About $3 million in state and local tax incentives were a big part of the company’s decision to move to Hillsborough, Martin said. The incentive package includes $1.2 million from the state’s qualified target industry program, $900,000 from the state’s Quick Action Closing Fund, $500,00 in state workforce training funds and $450,000 approved on Sept. 8 by elected Tampa and Hillsborough County officials.
“The exciting thing is the county and the two cities worked collaboratively to pass the incentive awards even though the (exact) location has not been finalized,” Keith Norden, president and chief executive officer of the Tampa Hillsborough Economic Development Corp said.
Norden, contacted while on a trade mission with Enterprise Florida in London, said there are few corporate relocations these days that include 500 or more jobs. Also encouraging, Tampa Bay beat out Atlanta, the runner-up location where Time Warner already has a sizable presence with Turner Broadcasting.
“And that’s hard competition,” Norden said.
Atlanta ranked third in the Tampa Bay Partnership’s latest “scorecard” comparing economic competitiveness among six metros in the Southeast. Tampa Bay ranked fifth.
County Commission Chairman Al Higginbotham, who attended the news conference in Tallahassee, said afterward that the company is looking at potential sites in Tampa, Temple Terrace and unincorporated Hillsborough County.
“My attitude is it doesn’t matter where they land, we just want them here,” he said.
The company has told local officials that it expects to sign a lease by mid December and begin substantial operations by July 1, 2012.
Under terms of the local incentive package, if Time Warner picks a site inside Tampa city limits, the city would pay between $225,000 to $345,000, depending on whether it went to one of Tampa’s seven community redevelopment areas. If Time Warner were to locate in an unincorporated area, Hillsborough County would pay the local incentives. Incentives will be paid between 2015 and 2023, and only after the promised jobs are created, officials say.
Temple Terrace officials likewise have committed to providing $225,000 in incentives if Time Warner moves there. “We’re very excited about it because it could be a tremendous boon not only to Temple Terrace but this whole area,” Mayor Joe Affronti Sr. said.
Tampa Mayor Bob Buckhorn described the deal as a quality investment considering the property taxes and sales taxes the new employees will pay. “I think it’s worth every penny,” he said.
The higher-than-average paycheck is a boost to the bay area, which suffers from an unemployment rate of 11 percent.
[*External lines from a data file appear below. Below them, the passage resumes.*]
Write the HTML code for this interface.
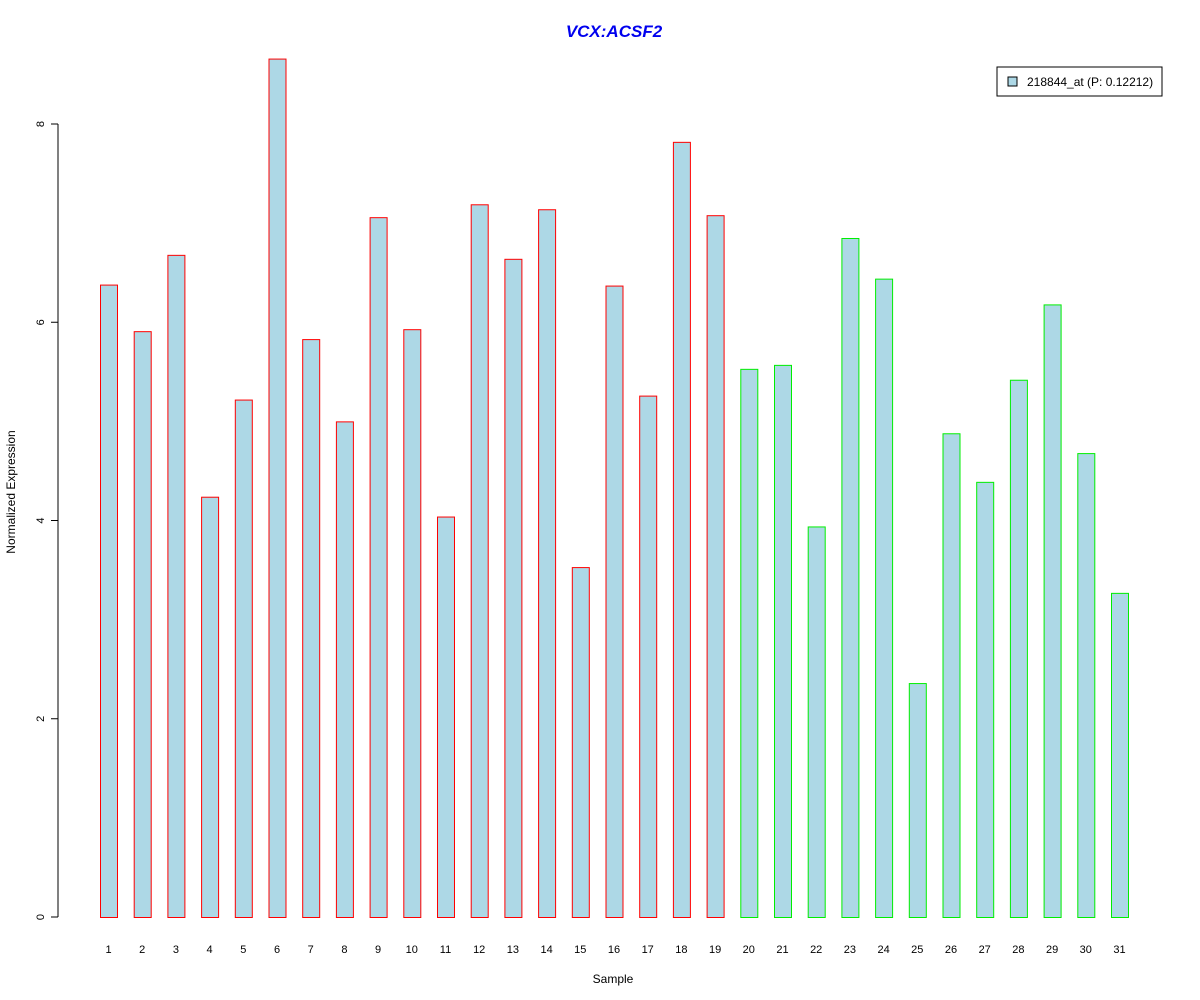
<!DOCTYPE html>
<html><head><meta charset="utf-8"><style>
body{margin:0;background:#fff;}
svg{display:block;font-family:"Liberation Sans",Arial,sans-serif;}
</style></head><body>
<svg id="chart" width="1200" height="1000" viewBox="0 0 1200 1000">
<rect width="1200" height="1000" fill="#fff"/>
<text x="614" y="37" text-anchor="middle" font-size="17" font-weight="bold" font-style="italic" fill="#0000ee">VCX:ACSF2</text>
<text x="613" y="983" text-anchor="middle" font-size="12">Sample</text>
<text transform="translate(15,492) rotate(-90)" text-anchor="middle" font-size="12">Normalized Expression</text>
<g id="yaxis"></g>
<g id="bars"></g>
<g id="xlabels"></g>
<g>
<rect x="997" y="67" width="165" height="29" fill="#fff" stroke="#000"/>
<rect x="1008" y="77" width="9" height="9" fill="#add8e6" stroke="#000"/>
<text x="1027" y="86" font-size="12">218844_at (P: 0.12212)</text>
</g>
</svg>
<script>
const categories=["1","2","3","4","5","6","7","8","9","10","11","12","13","14","15","16","17","18","19","20","21","22","23","24","25","26","27","28","29","30","31"];
const values=[6.38,5.91,6.68,4.24,5.22,8.66,5.83,5.00,7.06,5.93,4.04,7.19,6.64,7.14,3.53,6.37,5.26,7.82,7.08,5.53,5.57,3.94,6.85,6.44,2.36,4.88,4.39,5.42,6.18,4.68,3.27];
const groups=["red","red","red","red","red","red","red","red","red","red","red","red","red","red","red","red","red","red","red","green","green","green","green","green","green","green","green","green","green","green","green"];
const yTicks=[0,2,4,6,8];
const NS="http://www.w3.org/2000/svg";
const y=v=>917-v*99.125;
const x=i=>100+i*33.7;
const bw=17;
const ya=document.getElementById('yaxis');
function mk(t,a){const e=document.createElementNS(NS,t);for(const k in a)e.setAttribute(k,a[k]);return e;}
const ax=mk('line',{x1:58,x2:58,y1:y(yTicks[yTicks.length-1]),y2:y(yTicks[0]),stroke:'#000'});


ya.appendChild(ax);
yTicks.forEach(t=>{
const l=mk('line',{x1:51,x2:58,y1:y(t),y2:y(t),stroke:'#000'});


ya.appendChild(l);
const tx=mk('text',{transform:`translate(44,${y(t)}) rotate(-90)`,'text-anchor':'middle','font-size':11});


tx.textContent=t;ya.appendChild(tx);
});
const bg=document.getElementById('bars'),xl=document.getElementById('xlabels');
values.forEach((v,i)=>{
const r=mk('rect',{x:x(i)+0.5,y:y(v)+0.5,width:bw,height:y(0)-y(v),fill:'#add8e6',stroke:groups[i]==='red'?'#ff0000':'#00ee00'});


bg.appendChild(r);
const t=mk('text',{x:x(i)+bw/2,y:953,'text-anchor':'middle','font-size':11});


t.textContent=categories[i];xl.appendChild(t);
});
</script>
</body></html>
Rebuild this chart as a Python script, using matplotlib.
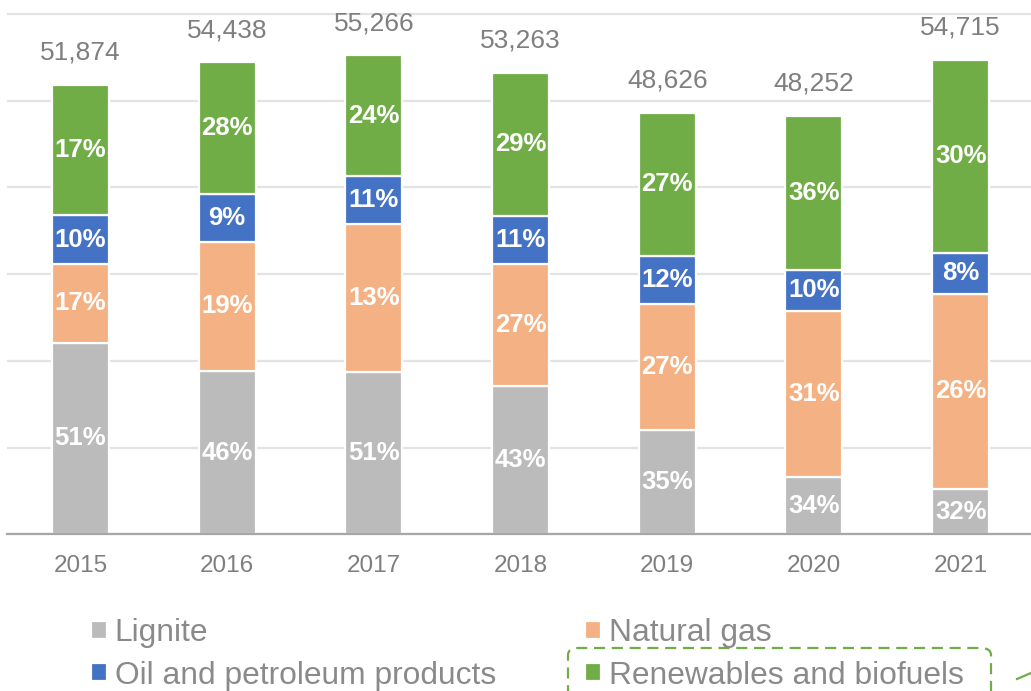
import numpy as np
import matplotlib
matplotlib.use('Agg')
import matplotlib.pyplot as plt
from matplotlib.patches import FancyBboxPatch
from matplotlib.lines import Line2D

plt.rcParams['font.family'] = ['Liberation Sans', 'DejaVu Sans']

# ─── data ──────────────────────────────────────────────────────
years = ['2015', '2016', '2017', '2018', '2019', '2020', '2021']
totals = [51874, 54438, 55266, 53263, 48626, 48252, 54715]

lignite = [22100, 18850, 18700, 17100, 12050, 6550, 5250]
natural_gas = [9050, 14850, 17100, 14050, 14500, 19200, 22450]
oil = [5650, 5550, 5500, 5550, 5550, 4750, 4750]
renewables = [15050, 15200, 13950, 16500, 16500, 17750, 22250]

lignite_pct = [51, 46, 51, 43, 35, 34, 32]
gas_pct = [17, 19, 13, 27, 27, 31, 26]
oil_pct = [10, 9, 11, 11, 12, 10, 8]
ren_pct = [17, 28, 24, 29, 27, 36, 30]

series = [
    ('Lignite', lignite, lignite_pct, '#BBBBBB'),
    ('Natural gas', natural_gas, gas_pct, '#F4B183'),
    ('Oil and petroleum products', oil, oil_pct, '#4472C4'),
    ('Renewables and biofuels', renewables, ren_pct, '#70AD47'),
]

W, H = 1031, 691
fig = plt.figure(figsize=(W / 100, H / 100), dpi=100)

# axes box in pixel terms: x 7..1034, y(top-origin) 5..534
ax = fig.add_axes([7 / W, (H - 534.3) / H, 1027 / W, (534.3 - 5.3) / H])
ax.set_xlim(-0.5, 6.5)
ax.set_ylim(0, 61000)

x = np.arange(len(years))
bottom = np.zeros(len(years))
handles = {}
for name, vals, pcts, col in series:
    vals = np.array(vals, dtype=float)
    bars = ax.bar(x, vals, 0.388, bottom=bottom, color=col,
                  edgecolor='white', linewidth=1.6, zorder=3, label=name)
    handles[name] = bars
    for xi, b, v, p in zip(x, bottom, vals, pcts):
        ax.text(xi, b + v / 2, f'{p}%', ha='center', va='center',
                color='white', fontsize=18.5, fontweight='bold', zorder=4)
    bottom += vals

for xi, top, tot in zip(x, bottom, totals):
    ax.annotate(f'{tot:,}', xy=(xi, top), xytext=(0, 18),
                textcoords='offset points', ha='center', va='baseline',
                fontsize=19, color='#7F7F7F')

ax.set_yticks(np.arange(0, 61000, 10000))
ax.yaxis.grid(True, color='#E3E3E3', linewidth=1.6, zorder=0)
ax.set_axisbelow(True)
ax.tick_params(axis='y', left=False, labelleft=False)
ax.tick_params(axis='x', length=0, pad=15, labelsize=17.5, labelcolor='#7F7F7F')
ax.set_xticks(x)
ax.set_xticklabels(years)
for s in ['top', 'right', 'left']:
    ax.spines[s].set_visible(False)
ax.spines['bottom'].set_color('#A6A6A6')
ax.spines['bottom'].set_linewidth(1.6)
ax.spines['bottom'].set_zorder(5)

# ─── legend ───────────────────────────────────────────────────
order = ['Lignite', 'Oil and petroleum products', 'Natural gas', 'Renewables and biofuels']
fig.legend([handles[k] for k in order], order, ncol=2,
           loc='upper left', bbox_to_anchor=(91 / W, (H - 618) / H),
           frameon=False, fontsize=22.9, labelcolor='#8A8A8A',
           handlelength=0.5, handleheight=0.5, handletextpad=0.25,
           columnspacing=2.81, labelspacing=0.4, borderpad=0, borderaxespad=0)

# dashed callout box around the renewables entry
box = FancyBboxPatch((568 / W, -20 / H), (991 - 568) / W, (20 + 43) / H,
                     boxstyle='round,pad=0,rounding_size=0.01',
                     transform=fig.transFigure, fill=False,
                     edgecolor='#70AD47', linewidth=1.6, linestyle=(0, (5, 3)))
fig.patches.append(box)
fig.lines.append(Line2D([1017 / W, 1031 / W], [(H - 679) / H, (H - 673) / H],
                        transform=fig.transFigure, color='#70AD47', linewidth=1.6))

fig.savefig('out.png', dpi=100)
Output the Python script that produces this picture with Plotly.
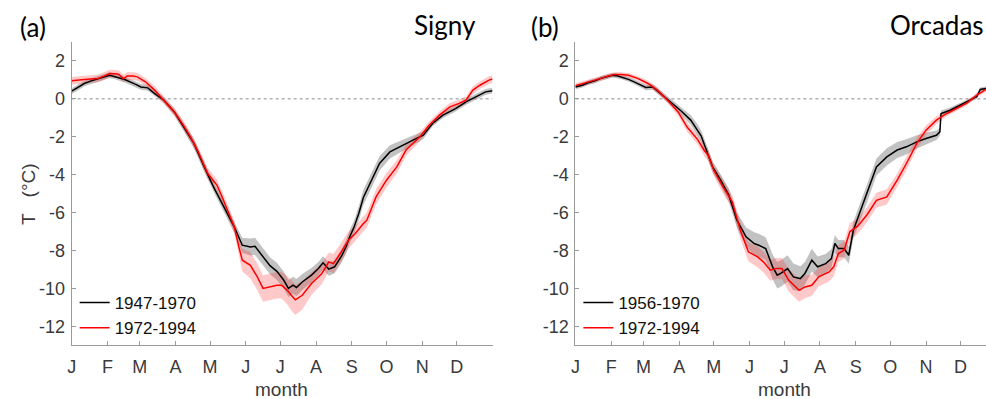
import plotly.graph_objects as go

# ---------------- data ----------------
month_ticks_days = [0, 31, 59, 90, 120, 151, 181, 212, 243, 273, 304, 334]
month_labels = ["J", "F", "M", "A", "M", "J", "J", "A", "S", "O", "N", "D"]
y_ticks = [2, 0, -2, -4, -6, -8, -10, -12]
y_tick_labels = ["2", "0", "-2", "-4", "-6", "-8", "-10", "-12"]

# Signy 1947-1970 (black)
signy_early_day = [0, 6, 11, 17, 23, 28, 33, 37, 40, 46, 51, 56, 60, 66, 72, 80, 89, 97, 106, 115,
                   123, 132, 141, 148, 155, 159, 165, 172, 178, 184, 188, 192, 195, 200, 208, 214,
                   218, 223, 228, 234, 238, 241, 245, 249, 253, 259, 267, 276, 287, 296, 305, 313,
                   322, 333, 342, 351, 359, 365]
signy_early_T = [0.41, 0.62, 0.81, 0.95, 1.04, 1.15, 1.25, 1.20, 1.13, 1.02, 0.90, 0.75, 0.63, 0.58,
                 0.28, -0.07, -0.69, -1.45, -2.35, -3.59, -4.64, -5.70, -6.75, -7.72, -7.81, -7.78,
                 -8.25, -8.80, -9.10, -9.57, -10.00, -9.83, -9.95, -9.66, -9.30, -8.95, -8.65, -8.98,
                 -8.86, -8.30, -7.80, -7.30, -6.75, -6.05, -5.20, -4.46, -3.41, -2.80, -2.44, -2.18,
                 -1.92, -1.30, -0.86, -0.51, -0.16, 0.11, 0.37, 0.43]
signy_early_sd = [0.15, 0.15, 0.15, 0.15, 0.15, 0.15, 0.15, 0.15, 0.15, 0.15, 0.15, 0.15, 0.15, 0.15,
                  0.15, 0.15, 0.18, 0.22, 0.25, 0.25, 0.25, 0.28, 0.3, 0.4, 0.45, 0.45, 0.45, 0.45,
                  0.45, 0.45, 0.45, 0.45, 0.45, 0.42, 0.38, 0.35, 0.35, 0.35, 0.35, 0.35, 0.35, 0.35,
                  0.35, 0.38, 0.4, 0.4, 0.38, 0.35, 0.3, 0.25, 0.2, 0.15, 0.15, 0.15, 0.15, 0.15,
                  0.15, 0.15]

# Signy 1972-1994 (red)
signy_late_day = [0, 6, 11, 17, 23, 28, 33, 38, 41, 44, 45, 48, 53, 57, 64, 72, 80, 89, 97, 103, 109,
                  118, 124, 126, 130, 135, 141, 145, 148, 155, 161, 166, 172, 178, 182, 187, 191, 194,
                  200, 208, 217, 223, 227, 233, 240, 246, 253, 256, 264, 273, 282, 290, 302, 310, 319,
                  328, 336, 342, 348, 354, 362, 365]
signy_late_T = [0.95, 1.00, 1.02, 1.05, 1.08, 1.20, 1.34, 1.32, 1.29, 1.12, 1.06, 1.20, 1.20, 1.16,
                0.90, 0.46, -0.07, -0.69, -1.40, -2.00, -2.70, -3.94, -4.40, -4.55, -5.10, -5.87,
                -6.75, -7.80, -8.51, -8.78, -9.39, -10.00, -9.92, -9.83, -9.83, -10.10, -10.40,
                -10.60, -10.36, -9.74, -9.21, -8.60, -8.69, -8.16, -7.46, -7.10, -6.58, -6.40,
                -5.17, -4.29, -3.59, -2.70, -2.00, -1.39, -0.86, -0.42, -0.24, -0.07, 0.46, 0.72,
                0.99, 1.05]
signy_late_sd = [0.2, 0.2, 0.2, 0.2, 0.2, 0.2, 0.2, 0.2, 0.2, 0.2, 0.2, 0.2, 0.2, 0.2, 0.2, 0.2, 0.2,
                 0.22, 0.25, 0.25, 0.25, 0.3, 0.3, 0.3, 0.3, 0.3, 0.35, 0.5, 0.6, 0.7, 0.7, 0.7, 0.7,
                 0.7, 0.7, 0.75, 0.8, 0.8, 0.75, 0.6, 0.55, 0.5, 0.5, 0.5, 0.45, 0.4, 0.4, 0.4, 0.4,
                 0.38, 0.35, 0.3, 0.25, 0.2, 0.2, 0.2, 0.2, 0.2, 0.2, 0.2, 0.2, 0.2]

# Orcadas 1956-1970 (black)
orc_early_day = [0, 6, 11, 17, 22, 27, 32, 36, 40, 46, 51, 56, 61, 67, 74, 83, 91, 100, 106, 109,
                 113, 119, 126, 133, 140, 148, 155, 159, 165, 171, 175, 178, 184, 189, 195, 199, 205,
                 210, 217, 222, 225, 228, 233, 237, 241, 247, 254, 261, 270, 279, 287, 296, 304, 313,
                 316, 317, 325, 333, 342, 348, 351, 356]
orc_early_T = [0.63, 0.72, 0.85, 0.95, 1.08, 1.15, 1.25, 1.22, 1.16, 1.03, 0.90, 0.75, 0.60, 0.63,
               0.28, -0.16, -0.60, -1.12, -1.65, -1.95, -2.60, -3.59, -4.29, -5.08, -6.40, -7.28,
               -7.63, -7.72, -7.90, -8.86, -9.30, -9.21, -8.95, -9.39, -9.48, -9.21, -8.51, -8.86,
               -8.69, -8.42, -7.63, -7.90, -7.90, -8.25, -6.93, -5.95, -4.82, -3.59, -3.06, -2.70,
               -2.53, -2.27, -2.09, -1.92, -1.74, -0.77, -0.60, -0.33, -0.07, 0.11, 0.50, 0.55]
orc_early_sd = [0.12, 0.12, 0.12, 0.12, 0.12, 0.12, 0.12, 0.12, 0.12, 0.12, 0.12, 0.12, 0.15, 0.15,
                0.15, 0.18, 0.2, 0.25, 0.3, 0.3, 0.3, 0.3, 0.3, 0.35, 0.4, 0.5, 0.6, 0.6, 0.6, 0.65,
                0.7, 0.7, 0.7, 0.7, 0.65, 0.6, 0.6, 0.55, 0.5, 0.5, 0.45, 0.45, 0.45, 0.45, 0.45,
                0.45, 0.45, 0.45, 0.45, 0.42, 0.4, 0.35, 0.3, 0.25, 0.2, 0.15, 0.15, 0.12, 0.12,
                0.1, 0.1, 0.1]

# Orcadas 1972-1994 (red)
orc_late_day = [0, 11, 22, 28, 34, 40, 46, 54, 63, 71, 80, 89, 97, 106, 112, 115, 120, 128, 136, 143,
                150, 158, 163, 169, 174, 179, 185, 194, 199, 205, 211, 220, 224, 228, 233, 238, 245,
                253, 261, 270, 279, 287, 296, 304, 313, 322, 330, 339, 348, 355, 356]
orc_late_T = [0.70, 0.87, 1.08, 1.20, 1.29, 1.28, 1.25, 1.08, 0.81, 0.46, -0.07, -0.69, -1.50, -2.15,
              -2.75, -2.95, -3.76, -4.64, -5.43, -6.93, -8.07, -8.34, -8.60, -9.04, -8.95, -8.95,
              -9.57, -10.10, -9.92, -9.83, -9.39, -9.13, -8.86, -8.16, -7.98, -7.00, -6.70, -6.10,
              -5.35, -5.17, -4.29, -3.41, -2.35, -1.65, -1.12, -0.77, -0.51, -0.24, 0.20, 0.46, 0.50]
orc_late_sd = [0.12, 0.12, 0.12, 0.12, 0.12, 0.12, 0.12, 0.12, 0.15, 0.15, 0.15, 0.2, 0.25, 0.25,
               0.3, 0.3, 0.3, 0.35, 0.35, 0.45, 0.5, 0.55, 0.55, 0.55, 0.55, 0.55, 0.6, 0.6, 0.6,
               0.55, 0.5, 0.5, 0.5, 0.45, 0.45, 0.45, 0.4, 0.4, 0.4, 0.4, 0.35, 0.35, 0.3, 0.25,
               0.2, 0.15, 0.15, 0.12, 0.12, 0.12, 0.12]

panels = [
    dict(name="Signy", tag="(a)",
         series=[("1947-1970", signy_early_day, signy_early_T, signy_early_sd),
                 ("1972-1994", signy_late_day, signy_late_T, signy_late_sd)],
         xmax=365),
    dict(name="Orcadas", tag="(b)",
         series=[("1956-1970", orc_early_day, orc_early_T, orc_early_sd),
                 ("1972-1994", orc_late_day, orc_late_T, orc_late_sd)],
         xmax=356),
]

# ---------------- layout constants ----------------
W, H = 986, 399
line_colors = ["#000000", "#ff0000"]
band_colors = ["rgba(110,110,110,0.42)", "rgba(255,40,40,0.25)"]
x_domains = [[67 / W, 490 / W], [573.3 / W, 1.0]]
y_domain = [(H - 345.3) / H, (H - 42) / H]
axis_col = "#9a9a9a"
sans = "'Liberation Sans', Arial, Helvetica, sans-serif"
tick_font = dict(family=sans, size=18, color="#3a3a3a")

fig = go.Figure()

for p_i, p in enumerate(panels):
    xa = "x" if p_i == 0 else "x2"
    ya = "y" if p_i == 0 else "y2"
    leg = "legend" if p_i == 0 else "legend2"
    for s_i, (lab, d, t, sd) in enumerate(p["series"]):
        up = [a + b for a, b in zip(t, sd)]
        lo = [a - b for a, b in zip(t, sd)]
        fig.add_trace(go.Scatter(x=d + d[::-1], y=up + lo[::-1], fill="toself",
                                 fillcolor=band_colors[s_i], line=dict(width=0),
                                 mode="lines", hoverinfo="skip", showlegend=False,
                                 xaxis=xa, yaxis=ya))
    fig.add_trace(go.Scatter(x=[0, p["xmax"]], y=[0, 0], mode="lines",
                             line=dict(color="#8c8c8c", width=1, dash="dot"),
                             showlegend=False, hoverinfo="skip", xaxis=xa, yaxis=ya))
    for s_i, (lab, d, t, sd) in enumerate(p["series"]):
        fig.add_trace(go.Scatter(x=d, y=t, mode="lines", name=lab,
                                 line=dict(color=line_colors[s_i], width=1.5),
                                 xaxis=xa, yaxis=ya, legend=leg))

axis_common = dict(showline=True, linecolor=axis_col, linewidth=1.2, ticks="inside",
                   ticklen=4, tickcolor=axis_col, tickwidth=1, showgrid=False, zeroline=False,
                   tickfont=tick_font, mirror=False)

leg_font = dict(family=sans, size=17, color="#111111")
fig.update_layout(
    width=W, height=H, margin=dict(l=0, r=0, t=0, b=0),
    paper_bgcolor="white", plot_bgcolor="white",
    xaxis=dict(domain=x_domains[0], range=[0, 365], anchor="y", tickvals=month_ticks_days,
               ticktext=month_labels, ticklabelstandoff=5, **axis_common),
    yaxis=dict(domain=y_domain, range=[-13, 3], anchor="x", tickvals=y_ticks,
               ticktext=y_tick_labels, ticklabelstandoff=2, **axis_common),
    xaxis2=dict(domain=x_domains[1], range=[0, 356], anchor="y2", tickvals=month_ticks_days,
                ticktext=month_labels, ticklabelstandoff=5, **axis_common),
    yaxis2=dict(domain=y_domain, range=[-13, 3], anchor="x2", tickvals=y_ticks,
                ticktext=y_tick_labels, ticklabelstandoff=2, **axis_common),
    legend=dict(x=70 / W, y=(H - 285) / H, xanchor="left", yanchor="top",
                bgcolor="rgba(0,0,0,0)", font=leg_font, tracegroupgap=0, itemwidth=30),
    legend2=dict(x=(70 + 506.3) / W, y=(H - 285) / H, xanchor="left", yanchor="top",
                 bgcolor="rgba(0,0,0,0)", font=leg_font, tracegroupgap=0, itemwidth=30),
    showlegend=True,
)

ann_font_big = dict(family="Lato, 'Open Sans', sans-serif", size=26, color="#000000")
annotations = [
    dict(text="(a)", x=13 / W, y=(H - 27) / H, xanchor="left", yanchor="middle"),
    dict(text="Signy", x=475 / W, y=(H - 25) / H, xanchor="right", yanchor="middle"),
    dict(text="(b)", x=527 / W, y=(H - 27) / H, xanchor="left", yanchor="middle"),
    dict(text="Orcadas", x=986 / W, y=(H - 25) / H, xanchor="right", yanchor="middle"),
]
for a in annotations:
    fig.add_annotation(xref="paper", yref="paper", showarrow=False, font=ann_font_big, **a)

lab_font = dict(family=sans, size=19, color="#3a3a3a")
fig.add_annotation(text="T\u00a0\u00a0\u00a0(°C)", xref="paper", yref="paper", x=23 / W,
                   y=(H - 194) / H, textangle=-90, showarrow=False, font=lab_font,
                   xanchor="center", yanchor="middle")
for cx in [278, 783]:
    fig.add_annotation(text="month", xref="paper", yref="paper", x=cx / W, y=(H - 389) / H,
                       showarrow=False, font=lab_font, xanchor="center", yanchor="middle")

fig.write_html("out.html")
Along with the rest of Florida, this region has lost a higher number of high-paying jobs (such as construction, manufacturing and finance) while gaining lower-paying jobs (tourism, service and home health care) as it maneuvers through the recession.
At full capacity, its operations could require 100,000 square feet of space and would house human resources, payroll, finance, accounting and information technology employees.
The shared resource center will reduce jobs that have repeated functions throughout the company. About 50 or so current Time Warner employees will move to the Hillsborough County center, which is not included in the company’s commitment of 500 new jobs in five years, Scott spokesman Lane Wright said.
Time Warner, had looked at 59 cities before narrowing its search to Hillsborough County and Atlanta. In addition to Atlanta, the Tampa area beat out Rochester, N.Y., Phoenix, Nashville and Charlotte, N.C., to name a few, Martin said. Most of the tax incentives offered in those cities were comparable to Florida’s, he said.
The state’s labor force, which is moderately cheaper than Atlanta’s, was probably the biggest reason Florida won out, Martin said.